Jim, always gregarious, loved to reminisce about his time at The Cavalier Daily. He especially enjoyed recounting his memories of the April 1979 confrontation between The Cavalier Daily and the University’s administration over the paper’s refusal to accept the authority of the Media Board established by the Board of Visitors.

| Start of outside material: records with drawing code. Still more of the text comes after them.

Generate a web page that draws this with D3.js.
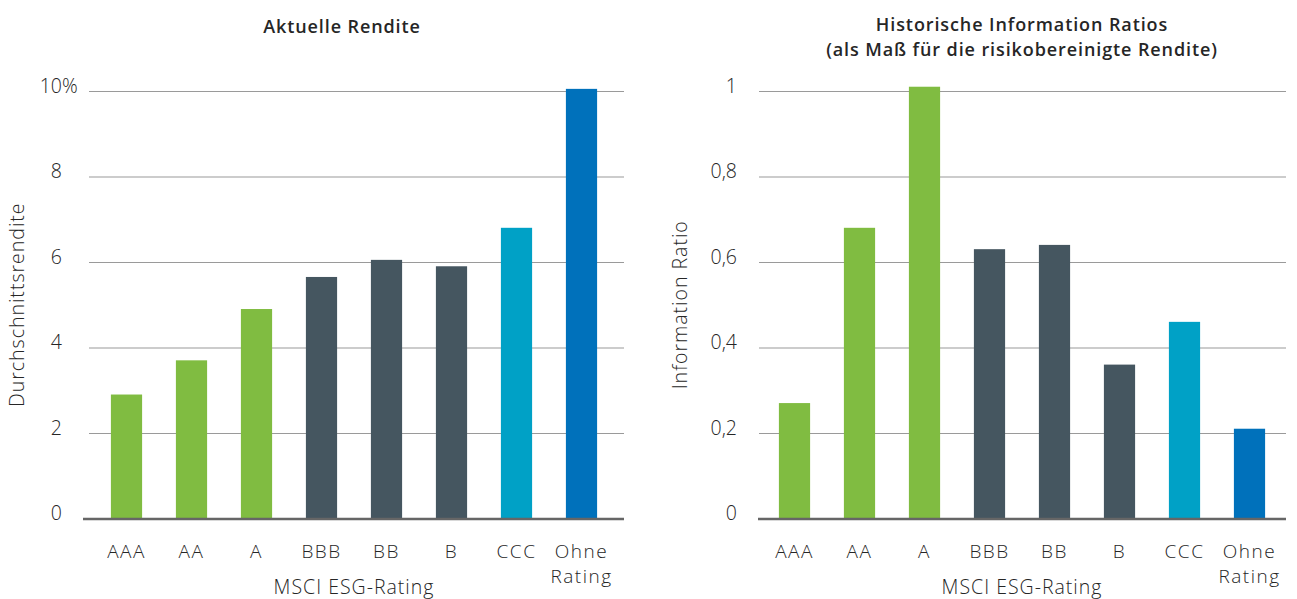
<!DOCTYPE html>
<html lang="de">
<head>
<meta charset="utf-8">
<script src="https://cdn.jsdelivr.net/npm/d3@7"></script>
<style>
  html, body { margin: 0; padding: 0; background: #fff; }
  svg { display: block; }
  svg text { font-family: "Open Sans", Lato, "Noto Sans", sans-serif; }
</style>
</head>
<body>
<svg id="chart" width="1297" height="599"></svg>
<script>
// MSCI ESG rating categories
const categories = ["AAA", "AA", "A", "BBB", "BB", "B", "CCC", "Ohne Rating"];

// Average current yield (%) per rating
const renditeValues = [2.9, 3.7, 4.9, 5.65, 6.05, 5.9, 6.8, 10.05];

// Historical information ratio per rating
const irValues = [0.27, 0.68, 1.01, 0.63, 0.64, 0.36, 0.46, 0.21];

// Colour group per rating: leaders, average, laggards, unrated
const ratingGroups = ["leader", "leader", "leader", "average", "average", "average", "laggard", "none"];
const groupColors = { leader: "#80bc41", average: "#455660", laggard: "#00a1c6", none: "#0071bb" };

// Tick values
const renditeTicks = [0, 2, 4, 6, 8, 10];
const irTicks = [0, 0.2, 0.4, 0.6, 0.8, 1];

const FONT = '"Open Sans", Lato, "Noto Sans", sans-serif';
const TEXT_COLOR = "#262626";
const LABEL_WEIGHT = 350;
const svg = d3.select("#chart");
const colorOf = i => groupColors[ratingGroups[i]];

function drawPanel(cfg) {
  const g = svg.append("g");
  const y = d3.scaleLinear().domain([0, cfg.yMax]).range([518.5, 91]);
  const x = d3.scaleBand().domain(categories)
    .range(cfg.bandRange).paddingInner(0.52).paddingOuter(0.26);

  // Gridlines + tick labels
  const yAxis = d3.axisLeft(y).tickValues(cfg.ticks)
    .tickSize(cfg.gridRight - cfg.gridLeft)
    .tickPadding(cfg.gridLeft - cfg.labelRight)
    .tickFormat(cfg.fmt);
  const ya = g.append("g")
    .attr("transform", `translate(${cfg.gridRight},0)`)
    .call(yAxis)
    .attr("font-family", FONT);
  ya.select(".domain").remove();
  ya.selectAll(".tick line").attr("stroke", "#9a9a9a").attr("stroke-width", 1.2);
  ya.selectAll(".tick text")
    .attr("fill", TEXT_COLOR).attr("font-size", 19.5).attr("font-weight", LABEL_WEIGHT)
    .attr("dy", "0")
    .attr("y", 1);
  if (cfg.suffix) {
    ya.selectAll(".tick").filter(d => d === cfg.yMax)
      .append("text")
      .attr("x", -(cfg.gridRight - cfg.labelRight))
      .attr("y", 1)
      .attr("fill", TEXT_COLOR).attr("font-size", 19.5).attr("font-weight", LABEL_WEIGHT)
      .attr("text-anchor", "start")
      .text(cfg.suffix);
  }

  // Bars
  g.append("g").selectAll("rect")
    .data(cfg.values)
    .join("rect")
    .attr("x", (d, i) => x(categories[i]))
    .attr("width", x.bandwidth())
    .attr("y", d => y(d))
    .attr("height", d => y(0) - y(d))
    .attr("fill", (d, i) => colorOf(i));

  // Baseline
  g.append("line")
    .attr("x1", cfg.baseLeft).attr("x2", cfg.gridRight)
    .attr("y1", y(0) + 0.5).attr("y2", y(0) + 0.5)
    .attr("stroke", "#666").attr("stroke-width", 2.5);

  // Category labels (two-word names wrap onto a second line)
  const xa = g.append("g")
    .attr("transform", `translate(0,${y(0)})`)
    .call(d3.axisBottom(x).tickSize(0).tickFormat(""));
  xa.select(".domain").remove();
  xa.selectAll(".tick").append("text")
    .attr("fill", TEXT_COLOR).attr("font-size", 19).attr("font-weight", LABEL_WEIGHT)
    .attr("font-family", FONT)
    .attr("letter-spacing", "1.5px")
    .attr("text-anchor", "middle")
    .selectAll("tspan")
    .data(d => d.split(" "))
    .join("tspan")
    .attr("x", 0)
    .attr("y", (d, i) => 39 + i * 25.5)
    .text(d => d);

  // Axis titles
  g.append("text")
    .attr("x", d3.mean(x.range())).attr("y", 594)
    .attr("text-anchor", "middle")
    .attr("fill", TEXT_COLOR).attr("font-size", 19.5).attr("font-weight", LABEL_WEIGHT)
    .attr("letter-spacing", "1px")
    .text("MSCI ESG-Rating");
  g.append("text")
    .attr("transform", `translate(${cfg.yTitleX},${(y(0) + y(cfg.yMax)) / 2}) rotate(-90)`)
    .attr("text-anchor", "middle")
    .attr("fill", TEXT_COLOR).attr("font-size", 19.5).attr("font-weight", LABEL_WEIGHT)
    .attr("letter-spacing", "1px")
    .text(cfg.yTitle);

  // Panel title
  g.append("text")
    .attr("x", cfg.titleX).attr("text-anchor", "middle")
    .attr("fill", TEXT_COLOR).attr("font-size", 18).attr("font-weight", 600)
    .attr("letter-spacing", "0.9px")
    .selectAll("tspan")
    .data(cfg.title)
    .join("tspan")
    .attr("x", cfg.titleX)
    .attr("y", (d, i) => cfg.titleY + i * 24.5)
    .text(d => d);
}

drawPanel({
  values: renditeValues, yMax: 10, ticks: renditeTicks,
  fmt: d => d3.format("d")(d), suffix: "%",
  bandRange: [94, 614], gridLeft: 89, gridRight: 624, baseLeft: 83, labelRight: 62,
  yTitle: "Durchschnittsrendite", yTitleX: 24,
  title: ["Aktuelle Rendite"], titleX: 342, titleY: 33
});

drawPanel({
  values: irValues, yMax: 1, ticks: irTicks,
  fmt: d => d === 0 || d === 1 ? String(d) : d3.format(".1f")(d).replace(".", ","),
  bandRange: [762, 1282], gridLeft: 759, gridRight: 1286, baseLeft: 758, labelRight: 737,
  yTitle: "Information Ratio", yTitleX: 687,
  title: ["Historische Information Ratios", "(als Maß für die risikobereinigte Rendite)"],
  titleX: 1022, titleY: 31
});
</script>
</body>
</html>
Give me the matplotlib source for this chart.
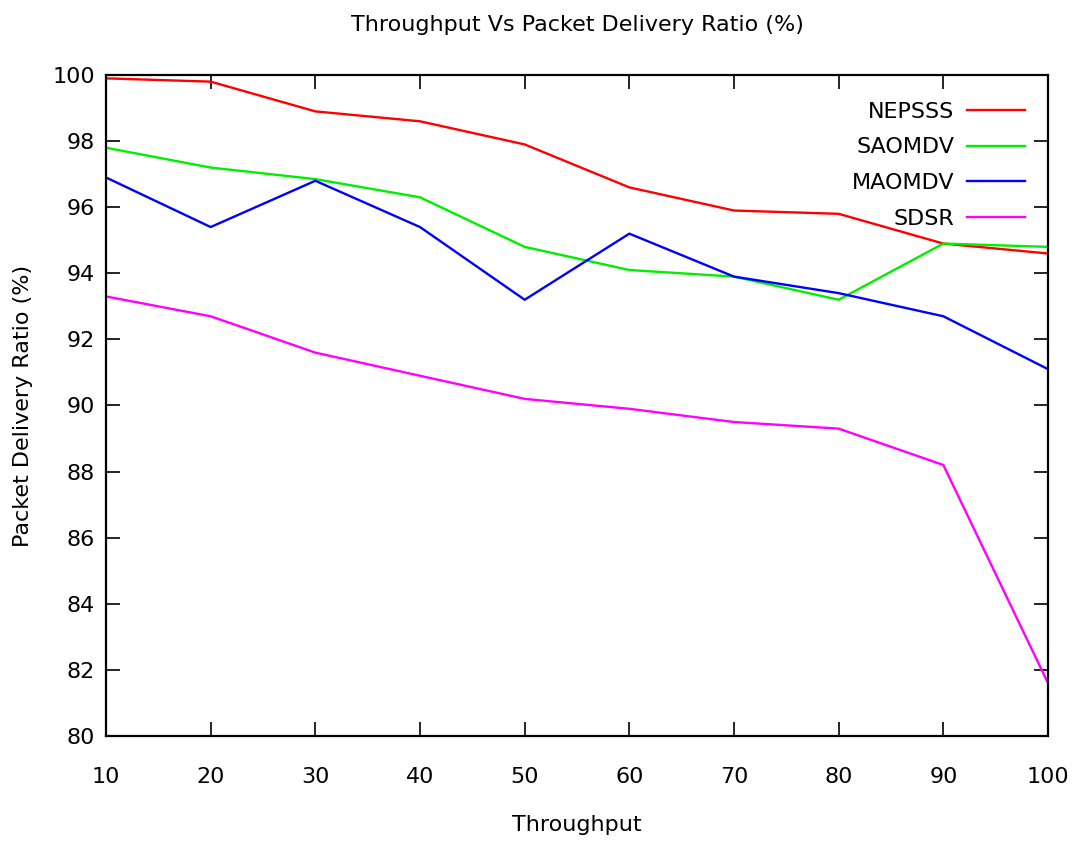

Before University President Frank L. Hereford Jr. made good on his ultimatum that permission for the CD to use University space and equipment would be withdrawn if the paper declined to recognize the Media Board’s jurisdiction, Jim had made provisions with The Daily Progress to use that paper’s facilities. Consequently, when Hereford evicted The Cavalier Daily from its space on Newcomb Hall’s 5th floor, the CD staff decamped to publish from The Daily Progress’s offices. Jim, who had been part of The Cavalier Daily’s production staff before he was elected to the Managing Board, delighted in describing how the staff had disabled the paper’s production system before departing, to thwart the University Journal’s potential use of the machines, if the University’s administration were to give the CD’s offices to the rival student newspaper.
Jim enjoyed baseball, travelling, his dogs, music and volunteer work. He was the Board Chair of Bayou City Performing Arts, and a supporter of the work of the Human Rights Campaign (HRC).
Survivors include Jim’s brothers Steve and Doug, his niece and nephews Katy, Stephen, Christopher and Andrew, his sisters-in-law Maryann and Phyllis, and his long-term partner James Barrett.